Economists have spent the past week arguing about why 720,000 people walked away from the labor force in a single month. Laura Ullrich, director of economics at Indeed Hiring Lab and a former Richmond Fed economist, says that rather than treating June’s slide to a 61.5% labor force participation rate—the lowest reading outside the pandemic since 1976—as a story about discouraged workers giving up, it’s actually about supply: There simply aren’t enough workers left to fill the jobs employers have.
“Historically, you’ve been able to look at jobs numbers like what came out on Friday and say, ‘okay, there was a decline in leisure and hospitality. Well, that means there’s less demand for those workers,'” Ullrich told Fortune. “But I think now, and more commonly as we go forward, it actually could be labor supply driving some of that. There are two reasons why you might not add jobs in a month: One is there’s no demand for workers, the other is there is demand, but there’s not enough supply.”

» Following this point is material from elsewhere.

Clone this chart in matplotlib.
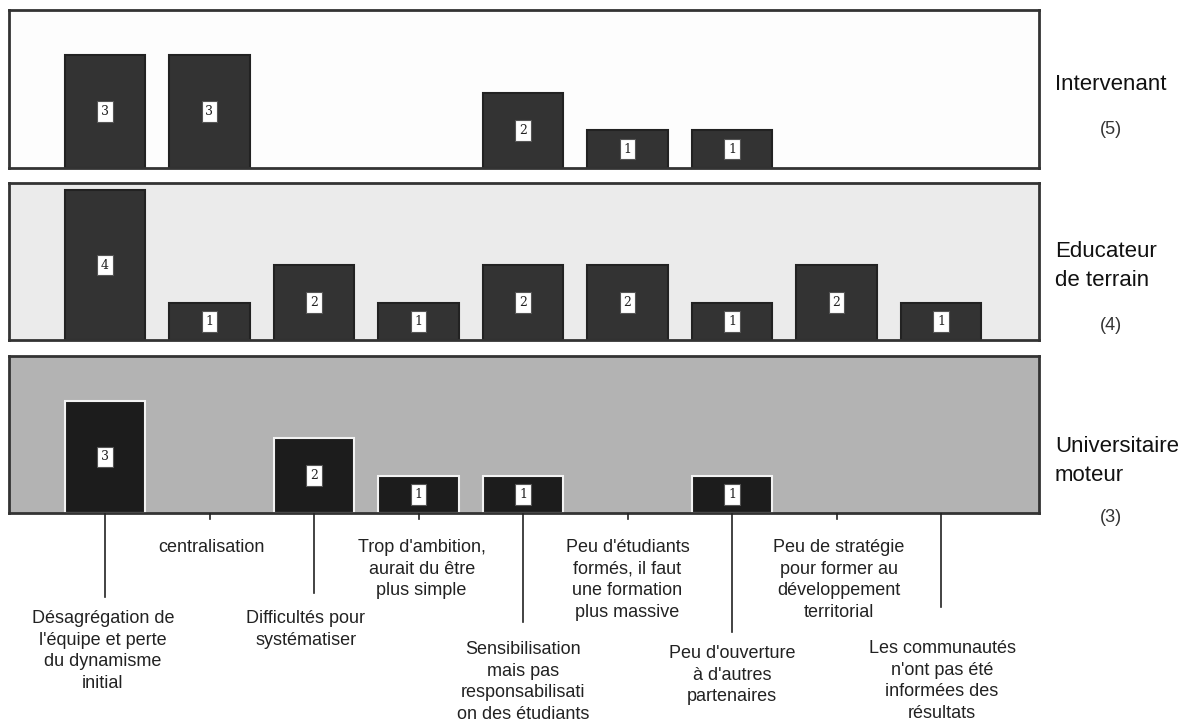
import numpy as np
import matplotlib.pyplot as plt

plt.rcParams['font.family'] = ['Liberation Sans', 'DejaVu Sans']

# categories (bottom labels), left to right
categories = [
    "Désagrégation de\nl'équipe et perte\ndu dynamisme\ninitial",
    "centralisation",
    "Difficultés pour\nsystématiser",
    "Trop d'ambition,\naurait du être\nplus simple",
    "Sensibilisation\nmais pas\nresponsabilisati\non des étudiants",
    "Peu d'étudiants\nformés, il faut\nune formation\nplus massive",
    "Peu d'ouverture\nà d'autres\npartenaires",
    "Peu de stratégie\npour former au\ndéveloppement\nterritorial",
    "Les communautés\nn'ont pas été\ninformées des\nrésultats",
]

groups = ["Intervenant", "Educateur\nde terrain", "Universitaire\nmoteur"]
group_n = [5, 4, 3]

intervenant = [3, 3, 0, 0, 2, 1, 1, 0, 0]
educateur = [4, 1, 2, 1, 2, 2, 1, 2, 1]
universitaire = [3, 0, 2, 1, 1, 0, 1, 0, 0]
series = [intervenant, educateur, universitaire]

W, H = 1192, 727
fig = plt.figure(figsize=(W / 100, H / 100), dpi=100)
fig.patch.set_facecolor('white')

def fy(y):
    return 1 - y / H

left, right = 9, 1039
xl = (left - 105) / 104.5
xr = (right - 105) / 104.5
x = np.arange(len(categories))

# panel geometry (pixel top, bottom) and styles
panels = [(10, 168), (183, 340), (356, 513)]
bg_colors = ['#fdfdfd', '#ebebeb', '#b3b3b3']
bar_colors = ['#333333', '#333333', '#1c1c1c']
bar_edges = ['#222222', '#222222', '#f2f2f2']
name_y = [85, 266, 461]
n_y = [130, 325, 518]

for k, vals in enumerate(series):
    top, bot = panels[k]
    ax = fig.add_axes([left / W, fy(bot), (right - left) / W, (bot - top) / H])
    ax.set_facecolor(bg_colors[k])
    v = np.array(vals)
    m = v > 0
    ax.bar(x[m], v[m], width=0.766, color=bar_colors[k],
           edgecolor=bar_edges[k], linewidth=1.5, zorder=2)
    for xi, vi in zip(x[m], v[m]):
        ax.text(xi, vi / 2, str(vi), ha='center', va='center', fontsize=9,
                family='DejaVu Serif', color='#222222', zorder=3,
                bbox=dict(boxstyle='square,pad=0.3', fc='white', ec='#555555', lw=0.8))
    ax.set_xlim(xl, xr)
    ax.set_ylim(0, 4.19)
    ax.set_xticks([])
    ax.set_yticks([])
    for s in ax.spines.values():
        s.set_linewidth(2)
        s.set_color('#333333')

    # group label on the right
    fig.text(1055 / W, fy(name_y[k]), groups[k], ha='left', va='center',
             fontsize=16, color='#111111', linespacing=1.55)
    fig.text(1111 / W, fy(n_y[k]), "(%d)" % group_n[k], ha='center', va='center',
             fontsize=13, color='#333333')

# category labels below the last panel
lab = fig.add_axes([left / W, 0, (right - left) / W, fy(513)])
lab.set_xlim(xl, xr)
lab.set_ylim(H, 513)
lab.axis('off')

line_end = [597, 519, 593, 519, 622, 519, 632, 519, 607]
text_y = [620, 549, 620, 549, 651, 549, 655, 549, 650]
text_dx = [-0.02, 0.02, -0.08, 0.03, 0, 0, 0, 0.02, 0.01]
for i, cat in enumerate(categories):
    lab.plot([i, i], [514, line_end[i]], color='#222222', lw=1.2)
    lab.text(i + text_dx[i], text_y[i] - 10, cat, ha='center', va='top',
             fontsize=13, color='#222222', linespacing=1.35)

fig.savefig('out.png', dpi=100, facecolor='white')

A shrinking economy in the works
Ullrich co-authored a May report from Indeed Hiring Lab, “The Great Mismatch: How a Shrinking Workforce, AI, and Labor Reallocation Will Define the Next 15 Years,” projecting the labor force would begin shrinking in 2026. The finding was particularly driven by a combination of immigration policy changes and what Ullrich calls “the demographic cliff”—the accelerating retirement of the baby boomer generation. The report estimates the labor force will decline by roughly 3.7%, or 5.9 million workers, between 2025 and 2032, before partially recovering. It also projects the aggregate unemployment rate could climb by 0.5 to 3.5 percentage points by 2040, to nearly 8% in the more severe scenario.